Published on July 10th, 2022 | by Stacey McLaughlin0
Concert Review: The Halluci Nation (Sasktel Saskatchewan Jazz Festival)
The Halluci Nation brought the beats to the Sasktel Saskatchewan Jazz Festival last week. Our lady on the spot, Stacey, was there for the awesomeness.
On July 4, 2022 Bear Witness and Tim ‘2oolman’ Hill (formerly of A Tribe Called Red) took the stage at the TD Mainstage, Bessborough Gardens for the Sasktel Saskatchewan Jazz Festival as The Halluci Nation. The artists are known for their blending of electronic dance music with traditional Indigenous music and strong messages. Performing after a set by electronic artist Kiesza, The Halluci Nation kept the party going until after sunset. The crowd was energized, jubilant, and in the mood to dance. With the nonstop rhythm and catchy beats it was hard not to dance or at least tap your feet to the music.
Another fixture from their Tribe Called Red days, that I was happy to see continued with this show, was the inclusion of Indigenous dancers. For this show they featured Nehiyaw/Vietnamese Grassdancer Matthew Wood, who goes by the stage name Creeasian. His dancing was lively and added another dimension to the performance of this music, while furthering the focus on Indigenous culture that is central to The Halluci Nation’s objective. He also served as a hype man, keeping the audience energized once the sun went down, and near the end of the show he even brought some children on to share the stage to dance and have their own little moment in the spotlight.
In previous interviews, the group has noted that collaboration is a cornerstone of how they build their music, and this was evident during this performance. Some notable musical collaborators include hip-hop star Yasiin Bey (AKA Mos Def); Indigenous Australian band OKA; the Wayuu-Colombian powerhouse Lido Pimienta;Texas “electro-cumbia” producer El Dusty; Anishnaabeg drum group Chippewa Travellers; and Maori artist Rob Ruha. I was especially delighted by the performance of one of their songs created with Inuk singer, Tanya Tagaq. They have also included pieces of spoken word pieces and speeches, including frequent collaborator John Trudell, whose work inspired the group’s name.

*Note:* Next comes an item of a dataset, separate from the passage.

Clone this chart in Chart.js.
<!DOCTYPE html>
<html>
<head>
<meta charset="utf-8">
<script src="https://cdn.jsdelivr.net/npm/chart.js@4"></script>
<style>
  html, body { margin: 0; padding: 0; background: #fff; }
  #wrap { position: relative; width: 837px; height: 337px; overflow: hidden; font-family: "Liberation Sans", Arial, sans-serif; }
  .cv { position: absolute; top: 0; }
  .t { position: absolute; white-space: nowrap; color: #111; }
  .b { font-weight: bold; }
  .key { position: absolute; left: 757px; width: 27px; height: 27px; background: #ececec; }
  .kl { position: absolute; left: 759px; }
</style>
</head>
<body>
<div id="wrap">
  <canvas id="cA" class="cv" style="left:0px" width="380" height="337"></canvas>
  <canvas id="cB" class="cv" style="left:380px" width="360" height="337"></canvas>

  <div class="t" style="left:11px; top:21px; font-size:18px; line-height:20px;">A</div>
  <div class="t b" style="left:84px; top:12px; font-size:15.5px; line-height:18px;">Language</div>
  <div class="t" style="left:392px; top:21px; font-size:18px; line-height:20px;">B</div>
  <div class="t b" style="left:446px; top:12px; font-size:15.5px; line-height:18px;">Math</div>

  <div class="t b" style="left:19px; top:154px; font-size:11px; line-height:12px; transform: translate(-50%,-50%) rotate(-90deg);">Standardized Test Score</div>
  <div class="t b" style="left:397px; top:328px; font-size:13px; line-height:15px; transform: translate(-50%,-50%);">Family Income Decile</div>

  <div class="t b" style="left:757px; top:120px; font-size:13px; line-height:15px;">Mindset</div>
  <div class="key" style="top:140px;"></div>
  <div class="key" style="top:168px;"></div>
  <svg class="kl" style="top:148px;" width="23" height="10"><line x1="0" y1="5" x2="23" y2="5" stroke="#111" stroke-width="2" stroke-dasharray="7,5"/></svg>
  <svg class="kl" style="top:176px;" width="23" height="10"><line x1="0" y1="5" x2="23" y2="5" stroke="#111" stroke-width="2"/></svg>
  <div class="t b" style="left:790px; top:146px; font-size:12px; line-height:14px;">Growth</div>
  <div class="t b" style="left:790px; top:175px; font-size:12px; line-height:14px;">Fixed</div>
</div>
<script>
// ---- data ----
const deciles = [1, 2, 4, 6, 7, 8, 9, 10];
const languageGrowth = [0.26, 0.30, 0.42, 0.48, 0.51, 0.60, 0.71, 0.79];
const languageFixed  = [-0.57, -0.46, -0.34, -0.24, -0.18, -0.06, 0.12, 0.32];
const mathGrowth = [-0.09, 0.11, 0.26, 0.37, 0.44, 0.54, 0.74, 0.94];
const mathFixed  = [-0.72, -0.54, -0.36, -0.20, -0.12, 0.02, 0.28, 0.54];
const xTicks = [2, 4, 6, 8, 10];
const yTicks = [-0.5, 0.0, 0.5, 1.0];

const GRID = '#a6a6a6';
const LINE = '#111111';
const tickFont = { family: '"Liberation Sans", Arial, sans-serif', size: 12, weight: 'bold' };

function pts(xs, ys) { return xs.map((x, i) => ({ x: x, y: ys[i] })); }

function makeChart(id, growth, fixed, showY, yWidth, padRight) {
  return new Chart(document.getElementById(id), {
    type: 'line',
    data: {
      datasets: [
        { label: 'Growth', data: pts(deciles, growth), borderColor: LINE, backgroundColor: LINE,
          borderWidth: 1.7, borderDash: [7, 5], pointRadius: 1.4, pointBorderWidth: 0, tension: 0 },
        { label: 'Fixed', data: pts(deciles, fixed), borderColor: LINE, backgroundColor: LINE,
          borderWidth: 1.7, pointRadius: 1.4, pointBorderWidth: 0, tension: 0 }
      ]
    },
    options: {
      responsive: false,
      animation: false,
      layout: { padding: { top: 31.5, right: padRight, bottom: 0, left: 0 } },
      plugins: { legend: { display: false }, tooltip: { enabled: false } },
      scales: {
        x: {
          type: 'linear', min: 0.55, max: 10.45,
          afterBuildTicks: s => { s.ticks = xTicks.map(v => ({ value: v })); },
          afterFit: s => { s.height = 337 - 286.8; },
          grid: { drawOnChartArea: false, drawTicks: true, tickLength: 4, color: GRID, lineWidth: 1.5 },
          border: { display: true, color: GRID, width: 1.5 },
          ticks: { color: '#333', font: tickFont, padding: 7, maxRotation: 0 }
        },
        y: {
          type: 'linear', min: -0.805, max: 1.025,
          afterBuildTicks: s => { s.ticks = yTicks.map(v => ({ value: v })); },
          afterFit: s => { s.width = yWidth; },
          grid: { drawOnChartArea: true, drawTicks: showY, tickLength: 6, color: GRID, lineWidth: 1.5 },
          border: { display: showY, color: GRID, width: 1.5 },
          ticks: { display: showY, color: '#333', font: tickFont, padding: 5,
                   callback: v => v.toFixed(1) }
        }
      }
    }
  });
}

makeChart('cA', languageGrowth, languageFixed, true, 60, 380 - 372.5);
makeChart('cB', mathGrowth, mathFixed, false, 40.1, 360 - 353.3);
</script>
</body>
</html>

Continuing the thread of collaborating with other musicians and dancers for their performances, visual art collaboration is another area that is crucial to the Halluci Nation experience. From the background visuals in their performances, to working with Indigenous artists during music videos and other aspects of the music promotional cycle, The Halluci Nation always puts Indigenous creators first. They have worked with a variety of talented artists including Whess Harman, Saige Mukash and Cedar-Eve Peters. By including artists from a variety of backgrounds, they are creating a community, and helping to shape the representation of today’s Indigenous experience. The colourful visuals and corresponding light production really complimented the overall feeling of the show: fun, artistic, and deeply moving.
Growing up in the 80s and 90s as a mixed race person with a Cree father and a white (English/Scottish) mother in a very white community, I had very little exposure to my own Indigenous culture. Positive representation of Indigenous people in media was severely limited, and negative depictions were the norm. Seeing groups like The Halluci Nation is just as important for people like me as it is for the youth. Seeing positive examples of your people is so important for mental and spiritual health, and it’s also important for sharing the culture with others in a way that is as informative as it is entertaining. This was my third time seeing Bear Witness and 2oolman perform, and my first time seeing them in their current iteration. Being able to enjoy their music and performance outside, sitting with friends at the top of a hill, under the trees was nothing sort of magic. With so much bad, scary, and unpleasant things going on in the world, it was nice to disconnect for an evening and enjoy something special.